(WORK REQUIRED): Up to and including the line with "import pandas as pd", write out the listing from its first line, minus the pictures.
□ □ □ □ □
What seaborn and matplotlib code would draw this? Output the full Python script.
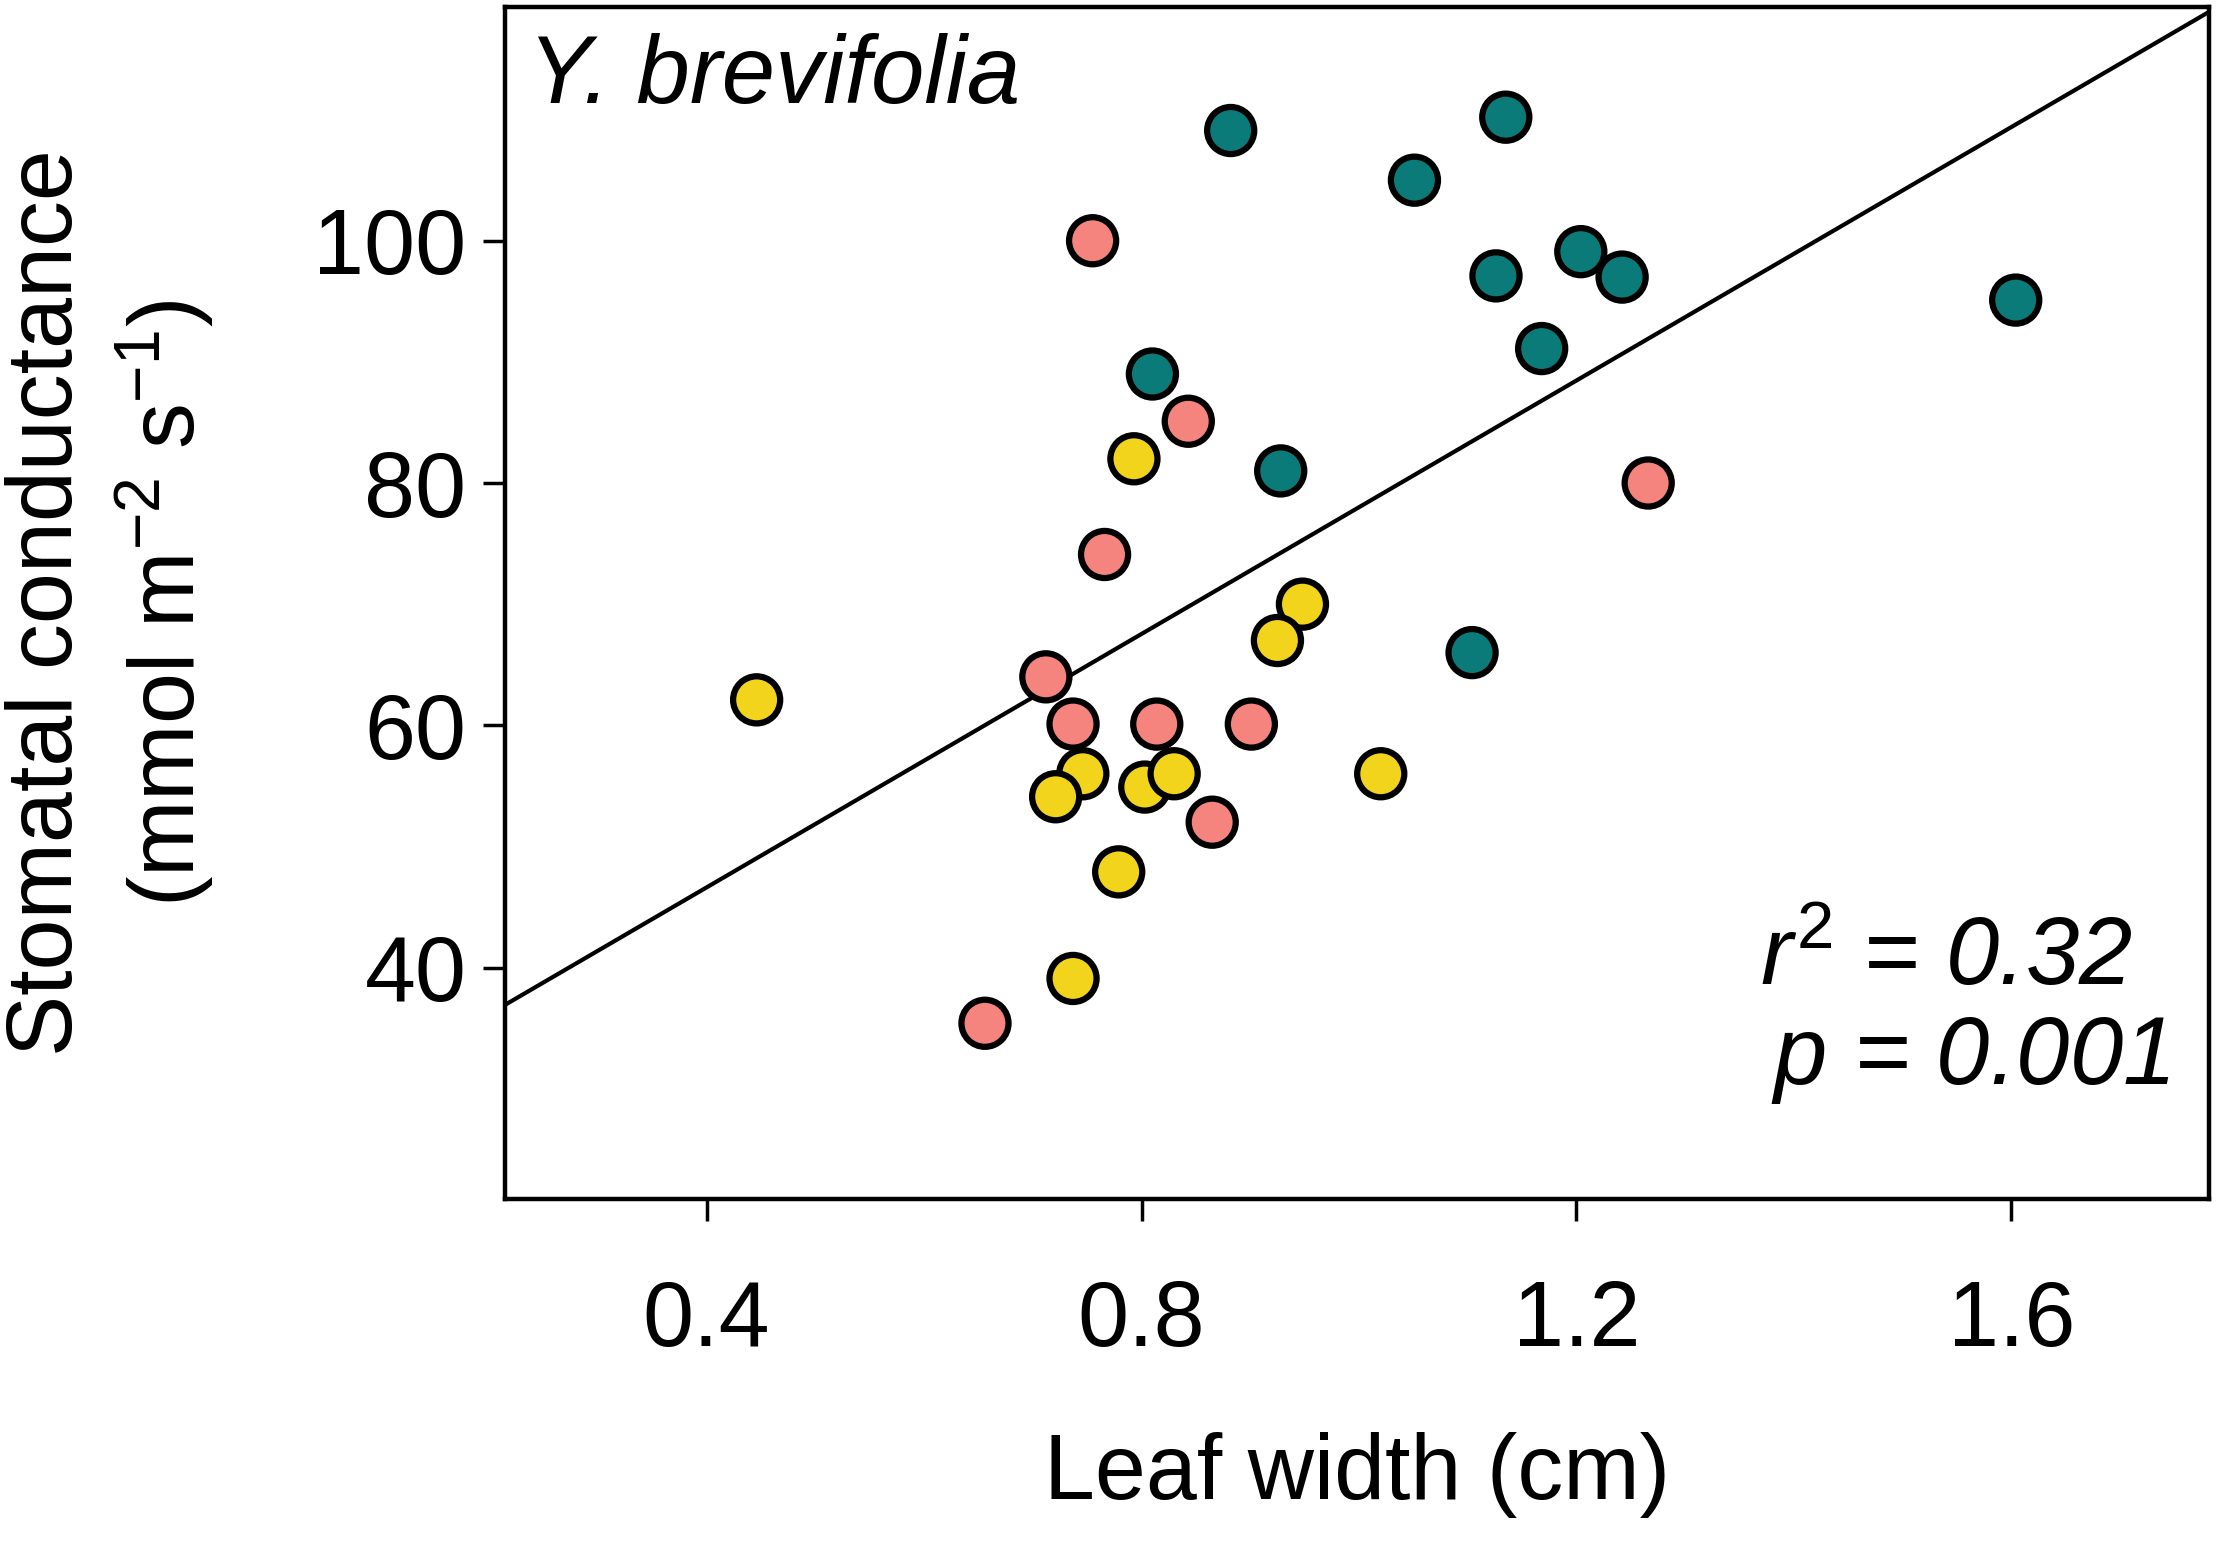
import matplotlib
matplotlib.use('Agg')
import matplotlib.pyplot as plt
import seaborn as sns
import pandas as pd

# -------------------------------------------------------
# Data
# -------------------------------------------------------
teal_width = [0.882, 1.135, 1.051, 1.126, 1.204, 1.242, 1.168, 1.604, 0.810, 0.928, 1.104]
teal_gs = [109.1, 110.2, 105.0, 97.1, 99.1, 97.0, 91.1, 95.1, 89.0, 81.0, 66.0]

pink_width = [0.755, 0.843, 0.766, 1.266, 0.712, 0.737, 0.814, 0.901, 0.865, 0.656]
pink_gs = [100.0, 85.1, 74.1, 80.0, 64.0, 60.1, 60.1, 60.1, 52.0, 35.4]

yellow_width = [0.446, 0.793, 0.948, 0.925, 0.746, 0.721, 0.803, 0.830, 1.020, 0.779, 0.737]
yellow_gs = [62.1, 82.0, 70.0, 67.0, 56.0, 54.1, 54.9, 56.0, 56.0, 47.9, 39.1]

group_names = ["teal", "pink", "yellow"]
group_colors = ["#0b7b7a", "#f5847f", "#f3d41c"]

x_ticks = [0.4, 0.8, 1.2, 1.6]
y_ticks = [40, 60, 80, 100]

df = pd.DataFrame({
    "width": teal_width + pink_width + yellow_width,
    "gs": teal_gs + pink_gs + yellow_gs,
    "group": (["teal"] * len(teal_width) + ["pink"] * len(pink_width)
              + ["yellow"] * len(yellow_width)),
})

sns.set_style("white")
plt.rcParams['font.family'] = ['Liberation Sans', 'DejaVu Sans']
plt.rcParams['text.color'] = 'black'
plt.rcParams['axes.labelcolor'] = 'black'
plt.rcParams['mathtext.fontset'] = 'custom'
plt.rcParams['mathtext.rm'] = 'Liberation Sans'
plt.rcParams['mathtext.it'] = 'Liberation Sans:italic'

FS = 66

fig = plt.figure(figsize=(22.17, 15.46), dpi=100)
ax = fig.add_axes([0.228, 0.2245, 0.7685, 0.771])
ax.set_xlim(0.215, 1.782)
ax.set_ylim(20.9, 119.3)

# regression line first, markers on top
sns.regplot(data=df, x="width", y="gs", scatter=False, ci=None, truncate=False,
            color="black", line_kws={"linewidth": 3, "zorder": 1}, ax=ax)

sns.scatterplot(data=df, x="width", y="gs", hue="group", hue_order=group_names,
                palette=dict(zip(group_names, group_colors)), s=1150,
                edgecolor="black", linewidth=4.5, legend=False, zorder=3, ax=ax)

ax.set_xlim(0.215, 1.782)
ax.set_ylim(20.9, 119.3)
ax.set_xticks(x_ticks)
ax.set_xticklabels([f"{v:.1f}" for v in x_ticks])
ax.set_yticks(y_ticks)
ax.tick_params(axis="both", direction="out", length=16, width=2.5,
               labelsize=FS, colors="black", pad=12, bottom=True, left=True)
ax.tick_params(axis="x", pad=42)

for sp in ax.spines.values():
    sp.set_visible(True)
    sp.set_color("black")
    sp.set_linewidth(3.2)

ax.set_xlabel("Leaf width (cm)", fontsize=FS, labelpad=48)
ax.set_ylabel("Stomatal conductance\n(mmol m$^{-2}$ s$^{-1}$)", fontsize=FS,
              labelpad=70, linespacing=1.27)

ax.text(0.013, 0.978, "Y. brevifolia", transform=ax.transAxes, fontsize=69,
        fontstyle="italic", ha="left", va="top")
ax.text(0.955, 0.163, "$r^{2}$ = 0.32", transform=ax.transAxes, fontsize=69,
        fontstyle="italic", ha="right", va="bottom")
ax.text(0.977, 0.078, "$p$ = 0.001", transform=ax.transAxes, fontsize=69,
        fontstyle="italic", ha="right", va="bottom")

fig.savefig("out.png", dpi=100)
□ □ □ □ □
(OUTPUT FOR THIS TASK):
What seaborn and matplotlib code would draw this? Output the full Python script.
import matplotlib
matplotlib.use('Agg')
import matplotlib.pyplot as plt
import seaborn as sns
import pandas as pd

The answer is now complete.